As investors hope for a Santa Claus rally in the days ahead, the Grinch is looking to steal their holiday cheer.

Federal Reserve chairman Jerome Powell announced another interest rate hike on Wednesday – this time by half a percentage point. Although the bump up in rates was smaller than previous hikes this year, it wasn’t exactly the pivot stock market bulls had wanted.

They fear the economy is already heading for a deep recession next year and worry any additional increases in borrowing costs could destabilize the highly leveraged financial system.

Stocks got pounded on Thursday. Precious metals markets succumbed to the broader selling pressure as well.

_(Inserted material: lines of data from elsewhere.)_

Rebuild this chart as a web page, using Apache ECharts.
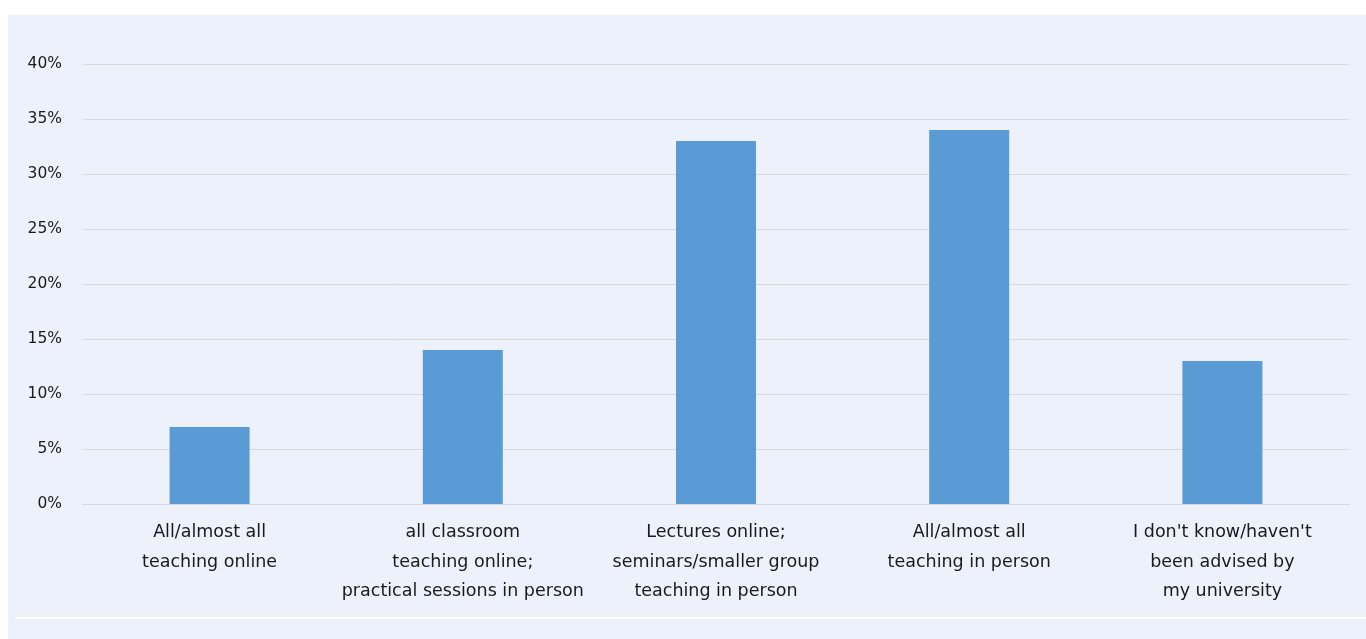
<!DOCTYPE html>
<html><head><meta charset="utf-8">
<script src="https://cdn.jsdelivr.net/npm/echarts@6/dist/echarts.min.js"></script>
<style>html,body{margin:0;padding:0;background:#fff}#c{width:1366px;height:639px}</style>
</head><body><div id="c"></div>
<script>
const categories = [
  "All/almost all\nteaching online",
  "all classroom\nteaching online;\npractical sessions in person",
  "Lectures online;\nseminars/smaller group\nteaching in person",
  "All/almost all\nteaching in person",
  "I don't know/haven't\nbeen advised by\nmy university"
];
const values = [7, 14, 33, 34, 13];
const yTicks = { min: 0, max: 40, interval: 5 };

const chart = echarts.init(document.getElementById('c'), null, {renderer: 'canvas'});
chart.setOption({
  animation: false,
  backgroundColor: '#fff',
  graphic: [
    {type: 'rect', silent: true, z: -10, shape: {x: 8, y: 15, width: 1358, height: 624}, style: {fill: '#EDF1FB'}},
    {type: 'rect', silent: true, z: -9, shape: {x: 15, y: 617, width: 1351, height: 2}, style: {fill: '#FFFFFF'}}
  ],
  grid: {left: 83, right: 17, top: 64, bottom: 135, containLabel: false},
  xAxis: {
    type: 'category',
    data: categories,
    axisTick: {show: false},
    axisLine: {show: true, lineStyle: {color: '#D9D9D9', width: 1}},
    axisLabel: {
      interval: 0, color: '#1a1a1a', fontSize: 17.5, lineHeight: 29.5, margin: 14,
      fontFamily: '"DejaVu Sans", sans-serif'
    }
  },
  yAxis: {
    type: 'value', min: yTicks.min, max: yTicks.max, interval: yTicks.interval,
    axisLine: {show: false}, axisTick: {show: false},
    splitLine: {lineStyle: {color: '#D9D9D9', width: 1}},
    axisLabel: {
      formatter: '{value}%', color: '#1a1a1a', fontSize: 15.5, margin: 21,
      fontFamily: '"DejaVu Sans", sans-serif'
    }
  },
  series: [{
    type: 'bar', data: values, barWidth: 80,
    itemStyle: {color: '#5B9BD5'}
  }]
});
</script></body></html>
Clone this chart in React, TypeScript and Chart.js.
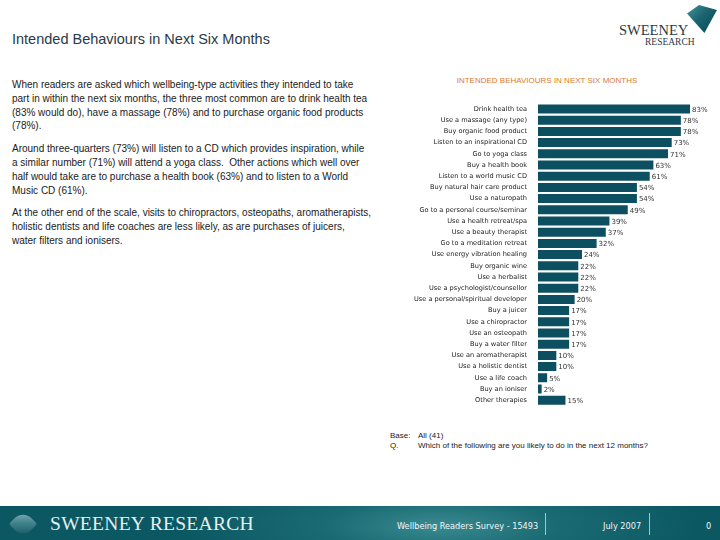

As of this Friday recording, gold is registering a weekly loss of 1.5% to bring spot prices to $1,797 an ounce. Silver, meanwhile, has fallen by 1.6% for the week to trade at $23.33 per ounce. Platinum is off 4.1% to come in at $1,001. And finally, palladium is taking a 11.5% gut punch this week to trade at $1,789 per ounce.

Metals markets had been performing strongly over the past two months. This week’s sell-off doesn’t necessarily mark a change in that trend. So far it’s merely a pullback.

There is, of course, a chance that interest rate jitters could spark further downside volatility in gold and silver prices. But persistent inflation pressures are likely to provide a longer-term floor underneath hard asset markets.

Even if the Fed gets inflation rates down, all that means is that the currency will depreciate at a less rapid pace. There is no chance that central bankers will pursue sound dollar policies or restore its lost purchasing power.

Both consumers and businesses are feeling the squeeze from higher prices. At the same time, they are bracing for a hard landing in the economy due to the Fed’s aggressive rate hikes.

Clearly, the public cannot trust central bankers to deliver on their mandate of stable prices. Nor can central bankers be counted on to deliver a stable economy.

At the root of the Fed’s failures is the problem of fiat currency itself. Money untethered to anything but arbitrary policy decisions made by officials is inherently untrustworthy.

Dishonest money that erodes in value leads inevitably to opportunism, corruption, and fraud. It’s no coincidence that the countries with the highest inflation rates tend to be the most corrupt, chaotic, and impoverished.

Recently, we’ve seen chaos in cryptocurrency markets. Earlier this week, former crypto king Sam Bankman-Fried was charged by federal prosecutors with large-scale fraud in the collapse of his FTX exchange. Billions of dollars in digital assets entrusted to FTX may be unrecoverable.